Accordingly, we are limited to general contract principles in construing the agreement of the parties. In this light we hold the impounds paid by Marsh to Home Federal are held in trust, but that Marsh and those in his class authorized Home Federal to place the money in the general fund and use it without having to pay compensation for that use, i.e., without interest.

Judgment affirmed.

Brown (Gerald), P. J., and Ault, J., concurred.

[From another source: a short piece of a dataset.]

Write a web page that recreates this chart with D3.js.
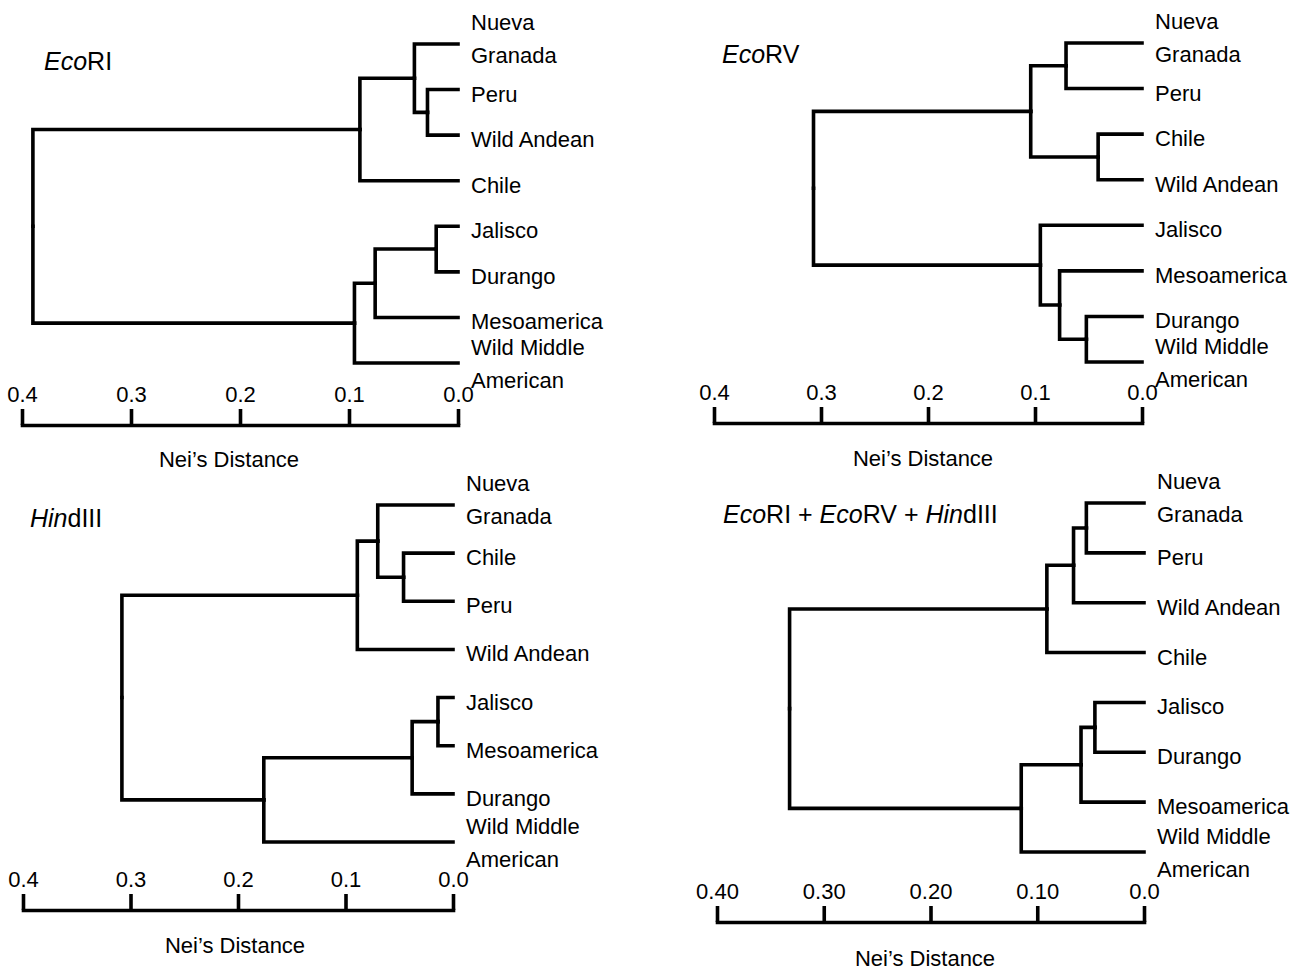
<!DOCTYPE html>
<html>
<head>
<meta charset="utf-8">
<script src="https://cdn.jsdelivr.net/npm/d3@7"></script>
<style>
  body { margin: 0; background: #fff; }
  svg { display: block; }
  text { font-family: "Liberation Sans", Arial, Helvetica, sans-serif; fill: #000; }
</style>
</head>
<body>
<svg id="chart" width="1296" height="970"></svg>
<script>
// leaf order (top to bottom) and merges [childA, childB, Nei's distance]
// a child is a leaf name or the index of an earlier merge
const ecoRI_leaves = ["Nueva Granada", "Peru", "Wild Andean", "Chile", "Jalisco", "Durango", "Mesoamerica", "Wild Middle American"];
const ecoRI_merges = [
  ["Peru", "Wild Andean", 0.028],
  ["Nueva Granada", 0, 0.040],
  [1, "Chile", 0.090],
  ["Jalisco", "Durango", 0.020],
  [3, "Mesoamerica", 0.076],
  [4, "Wild Middle American", 0.095],
  [2, 5, 0.390]
];

const ecoRV_leaves = ["Nueva Granada", "Peru", "Chile", "Wild Andean", "Jalisco", "Mesoamerica", "Durango", "Wild Middle American"];
const ecoRV_merges = [
  ["Nueva Granada", "Peru", 0.071],
  ["Chile", "Wild Andean", 0.041],
  [0, 1, 0.104],
  ["Durango", "Wild Middle American", 0.052],
  ["Mesoamerica", 3, 0.077],
  ["Jalisco", 4, 0.095],
  [2, 5, 0.307]
];

const hind_leaves = ["Nueva Granada", "Chile", "Peru", "Wild Andean", "Jalisco", "Mesoamerica", "Durango", "Wild Middle American"];
const hind_merges = [
  ["Chile", "Peru", 0.046],
  ["Nueva Granada", 0, 0.070],
  [1, "Wild Andean", 0.089],
  ["Jalisco", "Mesoamerica", 0.014],
  [3, "Durango", 0.038],
  [4, "Wild Middle American", 0.176],
  [2, 5, 0.308]
];

const all_leaves = ["Nueva Granada", "Peru", "Wild Andean", "Chile", "Jalisco", "Durango", "Mesoamerica", "Wild Middle American"];
const all_merges = [
  ["Nueva Granada", "Peru", 0.054],
  [0, "Wild Andean", 0.066],
  [1, "Chile", 0.091],
  ["Jalisco", "Durango", 0.046],
  [3, "Mesoamerica", 0.059],
  [4, "Wild Middle American", 0.115],
  [2, 5, 0.332]
];

const tickValues = [0.4, 0.3, 0.2, 0.1, 0.0];
const tickLabels = ["0.4", "0.3", "0.2", "0.1", "0.0"];
const tickLabelsCombined = ["0.40", "0.30", "0.20", "0.10", "0.0"];
const axisTitle = "Nei\u2019s Distance";

// two-line leaf labels: lines and baseline offsets from the branch
const wrapped = {
  "Nueva Granada": {lines: ["Nueva", "Granada"], dy: [-14, 19]},
  "Wild Middle American": {lines: ["Wild Middle", "American"], dy: [-8, 25]}
};

// title parts: [text, italic]
const panels = [
  {title: [["Eco", true], ["RI", false]], leaves: ecoRI_leaves, merges: ecoRI_merges, ticks: tickLabels,
   xr: [22, 458], yr: [44, 363], axisY: 425, titleXY: [44, 70], labelXY: [229, 467]},
  {title: [["Eco", true], ["RV", false]], leaves: ecoRV_leaves, merges: ecoRV_merges, ticks: tickLabels,
   xr: [714, 1142], yr: [43, 362], axisY: 423, titleXY: [722, 63], labelXY: [923, 466]},
  {title: [["Hin", true], ["dIII", false]], leaves: hind_leaves, merges: hind_merges, ticks: tickLabels,
   xr: [23, 453], yr: [505, 842], axisY: 910, titleXY: [30, 527], labelXY: [235, 953]},
  {title: [["Eco", true], ["RI + ", false], ["Eco", true], ["RV + ", false], ["Hin", true], ["dIII", false]],
   leaves: all_leaves, merges: all_merges, ticks: tickLabelsCombined,
   xr: [717, 1144], yr: [503, 852], axisY: 922, titleXY: [723, 523], labelXY: [925, 966]}
];

const svg = d3.select("#chart");
const lineW = 3.6;

function buildTree(merges) {
  const nodes = [];
  merges.forEach(function (m) {
    const kids = [m[0], m[1]].map(function (c) {
      return typeof c === "number" ? nodes[c] : {name: c, dist: 0};
    });
    nodes.push({dist: m[2], children: kids});
  });
  return d3.hierarchy(nodes[nodes.length - 1]);
}

panels.forEach(function (p) {
  const g = svg.append("g");
  const x = d3.scaleLinear().domain([0.4, 0]).range(p.xr);
  const y = d3.scalePoint().domain(p.leaves).range(p.yr);

  const root = buildTree(p.merges);
  root.eachAfter(function (d) {
    d.px = x(d.data.dist);
    d.py = d.children ? d3.mean(d.children, c => c.py) : y(d.data.name);
  });

  // branches
  g.append("g").selectAll("path")
    .data(root.links())
    .enter()
    .append("path")
    .attr("d", d => "M" + d.source.px + "," + d.source.py + "V" + d.target.py + "H" + d.target.px)
    .attr("fill", "none")
    .attr("stroke", "#000")
    .attr("stroke-width", lineW)
    .attr("stroke-linecap", "square");

  // leaf labels
  const lab = g.append("g").selectAll("text")
    .data(root.leaves())
    .enter()
    .append("text")
    .attr("x", d => d.px + 13)
    .attr("y", d => d.py)
    .style("font-size", "22px");
  lab.each(function (d) {
    const t = d3.select(this);
    const w = wrapped[d.data.name];
    if (w) {
      w.lines.forEach(function (s, i) {
        t.append("tspan").attr("x", d.px + 13).attr("y", d.py + w.dy[i]).text(s);
      });
    } else {
      t.attr("y", d.py + 12).text(d.data.name);
    }
  });

  // distance axis
  const axis = d3.axisTop(x)
    .tickValues(tickValues)
    .tickFormat((v, i) => p.ticks[i])
    .tickSize(16)
    .tickSizeOuter(0)
    .tickPadding(7);
  const ax = g.append("g")
    .attr("transform", "translate(0," + p.axisY + ")")
    .call(axis);
  ax.select(".domain").attr("stroke-width", lineW).attr("stroke-linecap", "square");
  ax.selectAll(".tick line").attr("stroke-width", lineW);
  ax.selectAll(".tick text")
    .style("font-size", "22px")
    .style("font-family", "'Liberation Sans', Arial, Helvetica, sans-serif");

  g.append("text")
    .attr("x", p.labelXY[0])
    .attr("y", p.labelXY[1])
    .attr("text-anchor", "middle")
    .style("font-size", "22px")
    .text(axisTitle);

  // panel title
  const tt = g.append("text")
    .attr("x", p.titleXY[0])
    .attr("y", p.titleXY[1])
    .style("font-size", "25px");
  p.title.forEach(function (part) {
    tt.append("tspan")
      .style("font-style", part[1] ? "italic" : "normal")
      .text(part[0]);
  });
});
</script>
</body>
</html>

A petition for a rehearing was denied February 14, 1977, and appellant’s petition for a hearing by the Supreme Court was denied April 28, 1977. Bird, C. J., was of the opinion that the petition should be granted. 
      
      The hearing on the summary judgment motion pertained to only two counts of the complaint. However, Marsh stipulated to the court’s granting summary judgment as to two remaining counts in his complaint alleging a conspiracy to either negligently or willfully fail to wisely invest trust funds in breach of fiduciary duty, or to invest the funds at all.
     
      
      The class action was originally filed against numerous savings and loan associations in California but before summary judgment was determined the class was ordered limited to homeowner borrowers of Home Federal.
     
      
      Before the court agreed to receive the issues by way of summary judgment the court made careful inquiry if there was other evidence available which might shed light on the intent of the parties and it was agreed the documents provided the only evidence available.
     
      
      “Where the bank undertakes to pay interest on the deposit, it is clearly the intention of the parties that the bank should have the use of the money, and that it becomes a debtor and not a trustee. Interest is paid for the use of money, and the bank would hardly undertake to pay interest unless it were to have the use of the money. There is, however, some authority to the effect that a trust is created in spite of the fact that the bank agrees to pay interest.” (5 Scott, Trusts § 530, p. 3685; fns. omitted.)
     
      
      . . Such installments shall be equal to the estimated premium or premiums for such insurance and taxes and assessments next due (all as estimated by Beneficiary without responsibility for accuracy of said estimated monthly installments), less all installments already paid therefor, divided by the number of months that are to elapse before one month prior to the date when such premium or premiums and taxes and assessments will become delinquent....” (Deed of Trust, ¶ 8.)
     
      
      “ ‘Escrow’ means any transaction wherein one person, for the purpose of effecting the . . . transfer... of real or personal property to another . .. delivers any .. . money ... or other thing of value to a third person to be held by such third person until the happening of a specified event or . . . prescribed condition, when it is then to be delivered by such third person to [an]... obligee-” (Fin. Code, § 17003; italics added.)
     
      
      In Carpenter v. Suffolk Franklin Savings Bank (1976) — Mass. — [346 N.E.2d 892], the reviewing court decided the same case on its merits and held there was no express, resulting or constructive trust.